— Do this —
Pictures stay out of the copy. Please reproduce only the lines between the one holding "Convert this chart" and the one holding "sig_gaps = [0, 5, 5, 2, -1, 3, 0, 7]", inclusive.

══ Extracted material ══

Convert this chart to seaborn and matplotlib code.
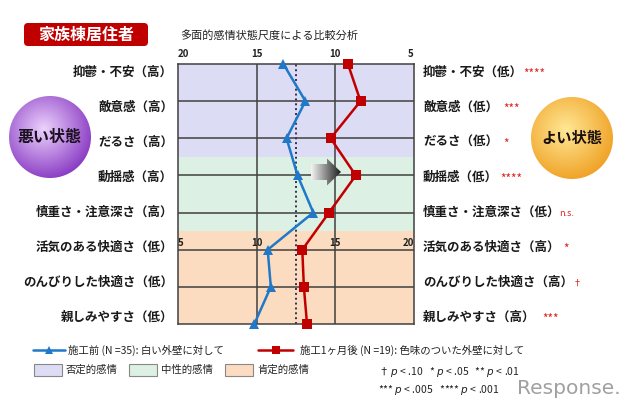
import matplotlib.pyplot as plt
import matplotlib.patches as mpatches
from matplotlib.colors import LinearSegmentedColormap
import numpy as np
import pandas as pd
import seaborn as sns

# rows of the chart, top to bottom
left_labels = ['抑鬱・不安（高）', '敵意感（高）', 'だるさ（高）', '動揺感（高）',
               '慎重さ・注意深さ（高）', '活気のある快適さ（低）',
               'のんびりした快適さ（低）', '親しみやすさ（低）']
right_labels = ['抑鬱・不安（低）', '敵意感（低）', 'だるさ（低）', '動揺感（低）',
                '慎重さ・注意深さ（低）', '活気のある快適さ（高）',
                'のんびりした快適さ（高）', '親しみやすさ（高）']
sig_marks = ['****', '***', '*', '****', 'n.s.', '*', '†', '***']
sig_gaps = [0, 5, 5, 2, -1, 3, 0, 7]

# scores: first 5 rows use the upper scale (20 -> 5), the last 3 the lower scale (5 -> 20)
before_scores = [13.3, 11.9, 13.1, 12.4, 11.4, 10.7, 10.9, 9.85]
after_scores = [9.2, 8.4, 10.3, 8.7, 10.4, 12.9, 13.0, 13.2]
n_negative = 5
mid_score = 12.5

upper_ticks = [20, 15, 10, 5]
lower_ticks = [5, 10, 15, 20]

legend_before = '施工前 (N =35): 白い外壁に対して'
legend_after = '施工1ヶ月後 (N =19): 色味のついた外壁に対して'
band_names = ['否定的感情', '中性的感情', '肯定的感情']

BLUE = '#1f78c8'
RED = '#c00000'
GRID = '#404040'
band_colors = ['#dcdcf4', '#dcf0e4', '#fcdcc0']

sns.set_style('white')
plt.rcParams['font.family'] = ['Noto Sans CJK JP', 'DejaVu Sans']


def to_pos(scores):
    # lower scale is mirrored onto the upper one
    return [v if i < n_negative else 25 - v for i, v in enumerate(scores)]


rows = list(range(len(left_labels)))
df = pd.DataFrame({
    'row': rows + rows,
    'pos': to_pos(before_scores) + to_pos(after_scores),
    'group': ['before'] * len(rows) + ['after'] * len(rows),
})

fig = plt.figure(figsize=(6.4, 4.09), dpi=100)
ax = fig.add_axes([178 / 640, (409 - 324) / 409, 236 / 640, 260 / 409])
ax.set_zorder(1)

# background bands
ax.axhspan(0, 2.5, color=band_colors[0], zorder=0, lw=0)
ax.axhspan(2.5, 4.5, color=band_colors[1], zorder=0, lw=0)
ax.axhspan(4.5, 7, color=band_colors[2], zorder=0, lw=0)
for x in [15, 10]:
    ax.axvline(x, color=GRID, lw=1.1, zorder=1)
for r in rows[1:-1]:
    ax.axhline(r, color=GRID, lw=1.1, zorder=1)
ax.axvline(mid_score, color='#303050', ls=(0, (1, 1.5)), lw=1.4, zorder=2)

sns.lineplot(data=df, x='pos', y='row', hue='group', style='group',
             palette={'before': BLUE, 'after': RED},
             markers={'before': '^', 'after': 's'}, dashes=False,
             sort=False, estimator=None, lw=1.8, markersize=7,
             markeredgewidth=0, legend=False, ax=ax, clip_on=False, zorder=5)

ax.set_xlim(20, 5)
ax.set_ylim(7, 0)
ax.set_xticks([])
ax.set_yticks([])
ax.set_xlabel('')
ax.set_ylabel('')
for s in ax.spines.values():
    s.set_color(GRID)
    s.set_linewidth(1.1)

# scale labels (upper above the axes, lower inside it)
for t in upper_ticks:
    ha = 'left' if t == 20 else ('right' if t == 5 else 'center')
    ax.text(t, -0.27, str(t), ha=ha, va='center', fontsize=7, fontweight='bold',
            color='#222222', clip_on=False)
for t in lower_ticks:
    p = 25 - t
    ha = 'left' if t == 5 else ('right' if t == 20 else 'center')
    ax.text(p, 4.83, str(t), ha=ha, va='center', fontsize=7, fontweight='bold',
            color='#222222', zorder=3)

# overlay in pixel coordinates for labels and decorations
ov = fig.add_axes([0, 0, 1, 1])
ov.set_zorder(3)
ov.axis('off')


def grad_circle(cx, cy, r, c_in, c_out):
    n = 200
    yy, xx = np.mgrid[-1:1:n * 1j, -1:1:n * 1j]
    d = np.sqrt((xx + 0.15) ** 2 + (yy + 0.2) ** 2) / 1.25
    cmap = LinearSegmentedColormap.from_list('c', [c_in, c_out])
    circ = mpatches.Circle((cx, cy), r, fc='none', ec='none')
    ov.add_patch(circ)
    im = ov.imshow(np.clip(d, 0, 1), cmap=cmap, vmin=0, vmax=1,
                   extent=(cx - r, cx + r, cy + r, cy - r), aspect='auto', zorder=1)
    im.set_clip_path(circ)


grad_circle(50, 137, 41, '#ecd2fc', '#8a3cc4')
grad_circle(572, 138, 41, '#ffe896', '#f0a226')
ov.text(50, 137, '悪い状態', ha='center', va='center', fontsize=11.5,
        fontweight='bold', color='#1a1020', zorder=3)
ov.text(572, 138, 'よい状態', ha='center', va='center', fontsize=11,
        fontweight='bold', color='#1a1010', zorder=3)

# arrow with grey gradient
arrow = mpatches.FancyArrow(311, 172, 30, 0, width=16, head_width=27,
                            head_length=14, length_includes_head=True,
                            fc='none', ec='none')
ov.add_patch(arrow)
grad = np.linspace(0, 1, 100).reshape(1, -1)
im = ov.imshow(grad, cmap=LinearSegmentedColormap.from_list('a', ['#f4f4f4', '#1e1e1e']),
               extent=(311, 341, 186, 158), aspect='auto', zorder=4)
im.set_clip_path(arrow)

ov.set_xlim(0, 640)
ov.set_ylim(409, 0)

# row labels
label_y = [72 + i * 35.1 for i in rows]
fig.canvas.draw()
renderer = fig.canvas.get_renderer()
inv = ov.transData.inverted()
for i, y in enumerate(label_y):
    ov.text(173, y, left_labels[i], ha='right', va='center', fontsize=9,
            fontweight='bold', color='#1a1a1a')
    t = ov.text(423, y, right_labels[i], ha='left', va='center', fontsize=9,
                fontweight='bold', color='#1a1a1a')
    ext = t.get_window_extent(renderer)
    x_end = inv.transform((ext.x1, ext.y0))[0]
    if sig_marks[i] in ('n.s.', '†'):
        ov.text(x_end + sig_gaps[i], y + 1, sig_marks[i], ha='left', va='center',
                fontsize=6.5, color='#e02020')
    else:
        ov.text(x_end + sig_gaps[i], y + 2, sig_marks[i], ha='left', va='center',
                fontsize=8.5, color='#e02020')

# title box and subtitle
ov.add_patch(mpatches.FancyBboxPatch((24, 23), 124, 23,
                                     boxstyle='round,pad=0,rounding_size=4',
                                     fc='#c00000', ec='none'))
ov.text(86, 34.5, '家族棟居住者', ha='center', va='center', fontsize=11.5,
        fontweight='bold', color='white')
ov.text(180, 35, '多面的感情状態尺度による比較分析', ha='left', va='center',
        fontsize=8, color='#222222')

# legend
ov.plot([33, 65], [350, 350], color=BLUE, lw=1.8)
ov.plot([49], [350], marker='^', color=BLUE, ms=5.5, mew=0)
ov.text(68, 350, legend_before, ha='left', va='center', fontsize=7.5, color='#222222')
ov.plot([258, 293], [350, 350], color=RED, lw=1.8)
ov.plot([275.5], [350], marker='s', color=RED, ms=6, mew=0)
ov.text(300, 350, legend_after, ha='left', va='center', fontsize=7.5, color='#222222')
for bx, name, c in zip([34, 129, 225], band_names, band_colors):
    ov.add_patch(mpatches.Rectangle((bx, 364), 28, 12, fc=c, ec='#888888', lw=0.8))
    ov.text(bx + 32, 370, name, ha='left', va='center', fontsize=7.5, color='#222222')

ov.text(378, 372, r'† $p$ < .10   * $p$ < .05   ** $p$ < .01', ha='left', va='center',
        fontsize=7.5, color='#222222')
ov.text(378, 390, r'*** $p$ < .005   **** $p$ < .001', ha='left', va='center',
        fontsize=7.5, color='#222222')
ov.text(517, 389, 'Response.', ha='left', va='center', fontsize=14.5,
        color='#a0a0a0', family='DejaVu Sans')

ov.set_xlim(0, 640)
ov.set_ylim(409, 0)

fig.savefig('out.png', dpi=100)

═══
══ Extracted material ══

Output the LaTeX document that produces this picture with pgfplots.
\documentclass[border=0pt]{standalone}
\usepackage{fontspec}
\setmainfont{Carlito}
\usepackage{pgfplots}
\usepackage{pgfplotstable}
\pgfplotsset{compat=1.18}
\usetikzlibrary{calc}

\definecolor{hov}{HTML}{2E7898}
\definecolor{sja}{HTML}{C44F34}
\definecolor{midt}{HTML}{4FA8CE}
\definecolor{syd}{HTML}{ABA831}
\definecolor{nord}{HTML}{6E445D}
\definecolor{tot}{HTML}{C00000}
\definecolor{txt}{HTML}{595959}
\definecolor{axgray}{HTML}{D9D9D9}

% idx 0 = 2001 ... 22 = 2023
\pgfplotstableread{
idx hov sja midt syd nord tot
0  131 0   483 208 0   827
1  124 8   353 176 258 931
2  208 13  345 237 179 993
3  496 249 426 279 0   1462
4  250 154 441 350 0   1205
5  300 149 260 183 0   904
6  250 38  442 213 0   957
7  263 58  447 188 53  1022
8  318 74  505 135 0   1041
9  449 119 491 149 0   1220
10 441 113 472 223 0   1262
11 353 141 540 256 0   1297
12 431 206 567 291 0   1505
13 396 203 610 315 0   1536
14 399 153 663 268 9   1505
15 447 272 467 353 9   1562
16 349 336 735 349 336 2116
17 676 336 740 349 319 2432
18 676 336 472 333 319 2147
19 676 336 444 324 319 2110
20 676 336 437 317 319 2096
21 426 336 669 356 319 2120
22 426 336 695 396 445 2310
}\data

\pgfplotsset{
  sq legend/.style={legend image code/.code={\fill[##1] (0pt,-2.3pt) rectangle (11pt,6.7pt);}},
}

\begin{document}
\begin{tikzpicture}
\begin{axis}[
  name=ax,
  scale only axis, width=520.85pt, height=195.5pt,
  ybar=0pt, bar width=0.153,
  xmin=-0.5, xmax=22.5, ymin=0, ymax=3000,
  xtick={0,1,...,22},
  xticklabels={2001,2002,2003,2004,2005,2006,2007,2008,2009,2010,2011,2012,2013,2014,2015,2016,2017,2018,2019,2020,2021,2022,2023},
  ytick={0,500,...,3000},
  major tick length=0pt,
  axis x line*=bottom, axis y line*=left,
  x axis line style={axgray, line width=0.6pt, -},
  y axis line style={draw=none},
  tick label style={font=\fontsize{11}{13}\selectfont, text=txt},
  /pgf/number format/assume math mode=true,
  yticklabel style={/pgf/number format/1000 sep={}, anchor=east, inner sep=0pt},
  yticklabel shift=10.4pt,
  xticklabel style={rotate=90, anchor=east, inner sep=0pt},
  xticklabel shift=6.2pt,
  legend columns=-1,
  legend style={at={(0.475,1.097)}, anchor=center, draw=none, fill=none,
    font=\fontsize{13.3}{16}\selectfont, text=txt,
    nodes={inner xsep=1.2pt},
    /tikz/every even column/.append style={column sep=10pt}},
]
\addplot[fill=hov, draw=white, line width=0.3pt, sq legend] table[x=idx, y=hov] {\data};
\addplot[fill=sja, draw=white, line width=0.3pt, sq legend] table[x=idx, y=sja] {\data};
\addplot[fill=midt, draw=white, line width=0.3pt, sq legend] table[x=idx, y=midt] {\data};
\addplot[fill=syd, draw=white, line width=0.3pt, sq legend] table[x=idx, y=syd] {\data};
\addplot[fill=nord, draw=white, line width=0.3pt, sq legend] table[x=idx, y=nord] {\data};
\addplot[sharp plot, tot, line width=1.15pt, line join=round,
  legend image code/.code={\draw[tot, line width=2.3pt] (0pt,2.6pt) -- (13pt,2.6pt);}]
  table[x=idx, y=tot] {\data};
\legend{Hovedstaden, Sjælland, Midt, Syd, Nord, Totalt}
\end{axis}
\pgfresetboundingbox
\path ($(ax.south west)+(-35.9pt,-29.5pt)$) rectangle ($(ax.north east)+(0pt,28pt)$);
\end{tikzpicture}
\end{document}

═══

— Task solution —
Convert this chart to seaborn and matplotlib code.
import matplotlib.pyplot as plt
import matplotlib.patches as mpatches
from matplotlib.colors import LinearSegmentedColormap
import numpy as np
import pandas as pd
import seaborn as sns

# rows of the chart, top to bottom
left_labels = ['抑鬱・不安（高）', '敵意感（高）', 'だるさ（高）', '動揺感（高）',
               '慎重さ・注意深さ（高）', '活気のある快適さ（低）',
               'のんびりした快適さ（低）', '親しみやすさ（低）']
right_labels = ['抑鬱・不安（低）', '敵意感（低）', 'だるさ（低）', '動揺感（低）',
                '慎重さ・注意深さ（低）', '活気のある快適さ（高）',
                'のんびりした快適さ（高）', '親しみやすさ（高）']
sig_marks = ['****', '***', '*', '****', 'n.s.', '*', '†', '***']
sig_gaps = [0, 5, 5, 2, -1, 3, 0, 7]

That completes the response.